Credo di aver riscontrato principalmente, la difficoltà di portare all’interno il mondo esterno, cioè creare una sorta di collegamento tra il dentro e il fuori. Qualcosa si cerca di fare, a Benevento ad esempio la direttrice mi parlava di un progetto artistico fatto tra i detenuti e i ragazzi di una scuola media, una sorta di laboratorio che ha entusiasmato sia i ragazzi che i detenuti. Il lavoro basato sulla tematica del tempo, da questa, sono scaturite dodici tavole che hanno composto un quadro premiato a Massa Carrara. Questo tipo di attività dovrebbe essere una delle funzioni del carcere. Ci sono quindi, come vedi, attività che rendono la vita detentiva umana. A Carinola, esiste il Condominio 21 all'interno del carcere, un vero e proprio condominio dove non ci sono sbarre, e nel quale i detenuti si muovono come accade nella vita fuori, nell’ambito di progetti con aziende esterne, lavorano, tornando la sera a dormire in questa sorta di vera e propria casa.

 

Come proseguiranno dopo questi sopralluoghi, i vostri lavori in merito?

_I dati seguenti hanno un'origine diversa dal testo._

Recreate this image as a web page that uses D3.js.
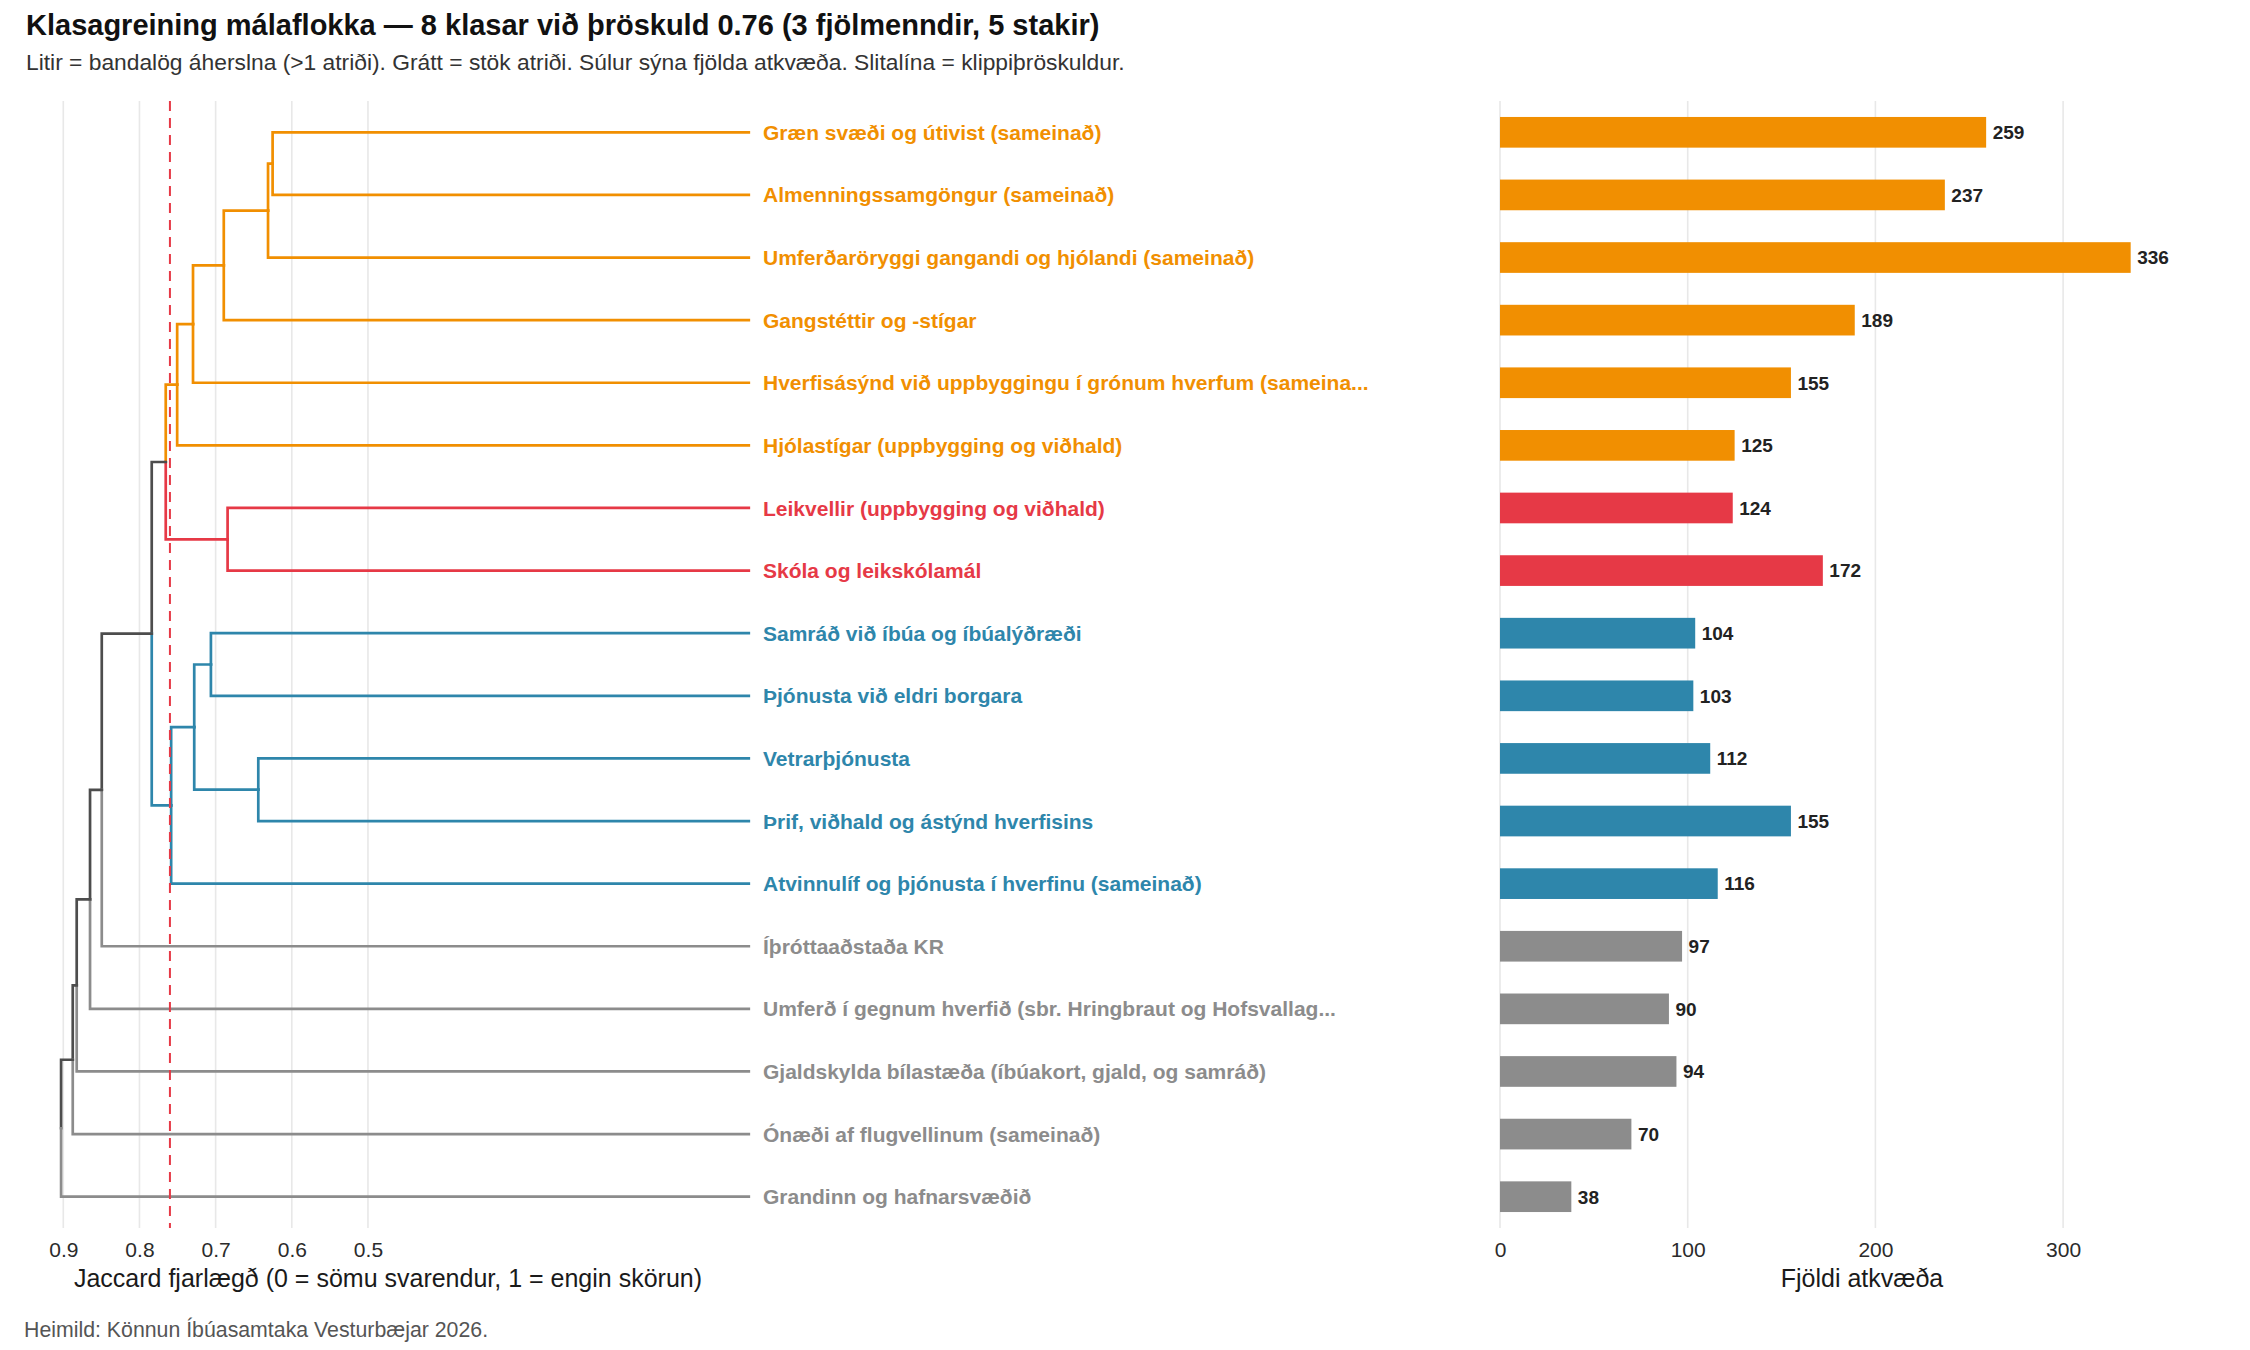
<!DOCTYPE html>
<html>
<head>
<meta charset="utf-8">
<script src="https://cdn.jsdelivr.net/npm/d3@7"></script>
<style>
  body { margin: 0; background: #fff; }
  text { font-family: "Liberation Sans", Arial, Helvetica, sans-serif; }
</style>
</head>
<body>
<svg id="chart" width="2250" height="1350"></svg>
<script>
// leaves, top to bottom (dendrogram order)
const leafLabels = [
  "Græn svæði og útivist (sameinað)",
  "Almenningssamgöngur (sameinað)",
  "Umferðaröryggi gangandi og hjólandi (sameinað)",
  "Gangstéttir og -stígar",
  "Hverfisásýnd við uppbyggingu í grónum hverfum (sameina...",
  "Hjólastígar (uppbygging og viðhald)",
  "Leikvellir (uppbygging og viðhald)",
  "Skóla og leikskólamál",
  "Samráð við íbúa og íbúalýðræði",
  "Þjónusta við eldri borgara",
  "Vetrarþjónusta",
  "Þrif, viðhald og ástýnd hverfisins",
  "Atvinnulíf og þjónusta í hverfinu (sameinað)",
  "Íþróttaaðstaða KR",
  "Umferð í gegnum hverfið (sbr. Hringbraut og Hofsvallag...",
  "Gjaldskylda bílastæða (íbúakort, gjald, og samráð)",
  "Ónæði af flugvellinum (sameinað)",
  "Grandinn og hafnarsvæðið"
];
const votes = [259, 237, 336, 189, 155, 125, 124, 172, 104, 103, 112, 155, 116, 97, 90, 94, 70, 38];
const leafCluster = ["o", "o", "o", "o", "o", "o", "r", "r", "b", "b", "b", "b", "b", "s1", "s2", "s3", "s4", "s5"];

// hclust-style merges: negative = leaf (1-based), positive = earlier merge
const mergePairs = [
  [-1, -2], [1, -3], [2, -4], [3, -5], [4, -6],
  [-7, -8], [5, 6],
  [-9, -10], [-11, -12], [8, 9], [10, -13],
  [7, 11], [12, -14], [13, -15], [14, -16], [15, -17], [16, -18]
];
const mergeHeights = [
  0.6252, 0.6312, 0.6893, 0.7297, 0.7505,
  0.6843, 0.7655,
  0.7062, 0.6440, 0.7281, 0.7584,
  0.7839, 0.8495, 0.8649, 0.8824, 0.8876, 0.9029
];
const cutHeight = 0.76;

const distTicks = [0.9, 0.8, 0.7, 0.6, 0.5];
const voteTicks = [0, 100, 200, 300];

const clusterColor = { o: "#F18F01", r: "#E63946", b: "#2E86AB" };
const singleColor = "#8C8C8C";
const mixedColor = "#4D4D4D";

const svg = d3.select("#chart");

const panelTop = 101, panelBottom = 1228;
const xDist = d3.scaleLinear().domain([0.9, 0]).range([63.3, 748.8]);
const yIdx = d3.scaleLinear().domain([-0.5, leafLabels.length - 0.5]).range([panelTop, panelBottom]);
const yBand = d3.scaleBand().domain(leafLabels).range([panelTop, panelBottom]);
const xVote = d3.scaleLinear().domain([0, 360]).range([1500, 1500 + 360 * 1.877]);

// build tree nodes
const nodes = leafLabels.map((d, i) => ({ y: i, h: 0, leaves: [i] }));
const merged = [];
mergePairs.forEach((p, k) => {
  const kids = p.map(c => (c < 0 ? nodes[-c - 1] : merged[c - 1]));
  merged.push({
    y: d3.mean(kids, c => c.y),
    h: mergeHeights[k],
    kids: kids,
    leaves: kids[0].leaves.concat(kids[1].leaves)
  });
});

function branchColor(n) {
  const cl = Array.from(new Set(n.leaves.map(i => leafCluster[i])));
  if (cl.length > 1) return mixedColor;
  return clusterColor[cl[0]] || singleColor;
}
function leafColor(i) {
  return clusterColor[leafCluster[i]] || singleColor;
}

// grid
const grid = svg.append("g");
grid.selectAll("line.dg").data(distTicks).join("line")
  .attr("x1", d => xDist(d)).attr("x2", d => xDist(d))
  .attr("y1", panelTop).attr("y2", panelBottom)
  .attr("stroke", "#E8E8E8").attr("stroke-width", 1.6);
grid.selectAll("line.vg").data(voteTicks).join("line")
  .attr("x1", d => xVote(d)).attr("x2", d => xVote(d))
  .attr("y1", panelTop).attr("y2", panelBottom)
  .attr("stroke", "#E8E8E8").attr("stroke-width", 1.6);

// dendrogram segments (elbow from node to each child)
const segs = [];
merged.forEach(n => {
  n.kids.forEach(c => segs.push({ n: n, c: c }));
});
svg.append("g").selectAll("path").data(segs).join("path")
  .attr("d", s => "M" + xDist(s.n.h) + "," + yIdx(s.n.y) +
    "V" + yIdx(s.c.y) + "H" + xDist(s.c.h))
  .attr("fill", "none")
  .attr("stroke", s => branchColor(s.c))
  .attr("stroke-width", 2.7)
  .attr("stroke-linecap", "square");

// cut line
svg.append("line")
  .attr("x1", xDist(cutHeight)).attr("x2", xDist(cutHeight))
  .attr("y1", panelTop).attr("y2", panelBottom)
  .attr("stroke", "#E63946").attr("stroke-width", 2)
  .attr("stroke-dasharray", "10,7");

// leaf labels
svg.append("g").selectAll("text").data(leafLabels).join("text")
  .attr("x", 763)
  .attr("y", (d, i) => yIdx(i))
  .attr("dy", "0.36em")
  .attr("font-size", "21px")
  .attr("font-weight", "bold")
  .attr("fill", (d, i) => leafColor(i))
  .text(d => d);

// bars
const bh = yBand.bandwidth() * 0.49;
svg.append("g").selectAll("rect").data(leafLabels).join("rect")
  .attr("x", xVote(0))
  .attr("y", d => yBand(d) + (yBand.bandwidth() - bh) / 2)
  .attr("width", (d, i) => xVote(votes[i]) - xVote(0))
  .attr("height", bh)
  .attr("fill", (d, i) => leafColor(i));

svg.append("g").selectAll("text").data(leafLabels).join("text")
  .attr("x", (d, i) => xVote(votes[i]) + 6.5)
  .attr("y", d => yBand(d) + yBand.bandwidth() / 2)
  .attr("dy", "0.36em")
  .attr("font-size", "19px")
  .attr("font-weight", "bold")
  .attr("fill", "#222")
  .text((d, i) => votes[i]);

// axes
const axDist = d3.axisBottom(xDist).tickValues(distTicks).tickFormat(d3.format(".1f")).tickSize(0).tickPadding(0);
const axVote = d3.axisBottom(xVote).tickValues(voteTicks).tickSize(0).tickPadding(0);
[axDist, axVote].forEach(ax => {
  const g = svg.append("g").attr("transform", "translate(0,1242)").call(ax);
  g.select(".domain").remove();
  g.selectAll("text")
    .attr("font-size", "21px")
    .attr("fill", "#2b2b2b")
    .attr("font-family", "Liberation Sans, Arial, sans-serif");
});

svg.append("text")
  .attr("x", 388).attr("y", 1287)
  .attr("text-anchor", "middle")
  .attr("font-size", "25px").attr("fill", "#1a1a1a")
  .text("Jaccard fjarlægð (0 = sömu svarendur, 1 = engin skörun)");
svg.append("text")
  .attr("x", 1862).attr("y", 1287)
  .attr("text-anchor", "middle")
  .attr("font-size", "25px").attr("fill", "#1a1a1a")
  .text("Fjöldi atkvæða");

// titles
svg.append("text")
  .attr("x", 26).attr("y", 35)
  .attr("font-size", "29px").attr("font-weight", "bold").attr("fill", "#111")
  .text("Klasagreining málaflokka — 8 klasar við þröskuld 0.76 (3 fjölmenndir, 5 stakir)");
svg.append("text")
  .attr("x", 26).attr("y", 70)
  .attr("font-size", "22.8px").attr("fill", "#333")
  .text("Litir = bandalög áherslna (>1 atriði). Grátt = stök atriði. Súlur sýna fjölda atkvæða. Slitalína = klippiþröskuldur.");
svg.append("text")
  .attr("x", 24).attr("y", 1337)
  .attr("font-size", "21.3px").attr("fill", "#555")
  .text("Heimild: Könnun Íbúasamtaka Vesturbæjar 2026.");
</script>
</body>
</html>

Seguiremo Emilio Quintieri, e il percorso che accompagnerà la denuncia fatta all'amministrazione penitenziaria per quanto riguarda la situazione di Salerno prima di tutto.

 

Può tracciare una sorta di Conclusione?

Che spesso anche nei media questo ambiente si dipinge diversamente. Anche la polizia penitenziaria ad esempio che fa notizia solo quando accade qualcosa di negativo, l’attenzione è quasi sempre rivolta verso la mela marcia, che del resto esiste in tutti gli ambiti. Noi abbiamo visto persone impegnate che si spendono per fare bene il proprio lavoro. La maggioranza di queste persone ha una coscienza.

 

Esiste secondo lei un problema di fondo maggiore?

La mancanza di fondi certamente, appoggiarsi al volontariato non può dare certezze. E il lavoro dei direttori, per questo diventa ancora più difficile

 

In conclusione esistono, o come devono essere, buone carceri?

Il discorso è che ci sono. Ci sono buone carceri. Bisogna dedicarci fondi. Ci sono corsi, da incrementare, iniziative da incentivare. Una persona all'interno del carcere una volta uscita viene rigettata dalla società, perché non è capace di inserirsi, perché non conosce e non può affrontare il mondo del lavoro, ma se impara un mestiere, se lo rieduchi e ottieni che la maggior parte dei detenuti, ha seguito un percorso di rieducazione, quello sicuramente è il risultato di un buon carcere.

Il livello di pulizia, il cibo, i diritti civili basilari, devono essere rispettati. Rieducare, incrementare attività non certo solo ludiche, ma effettive che insegnino, che non contribuiscano ad incattivire. Il fenomeno di chi entra per aver commesso un reato magari lieve, esce e poi compie un reato più grave, questo è da evitare, non far sì che il detenuto diventi un vero e proprio criminale stando dentro. Il buon carcere deve evitare questo.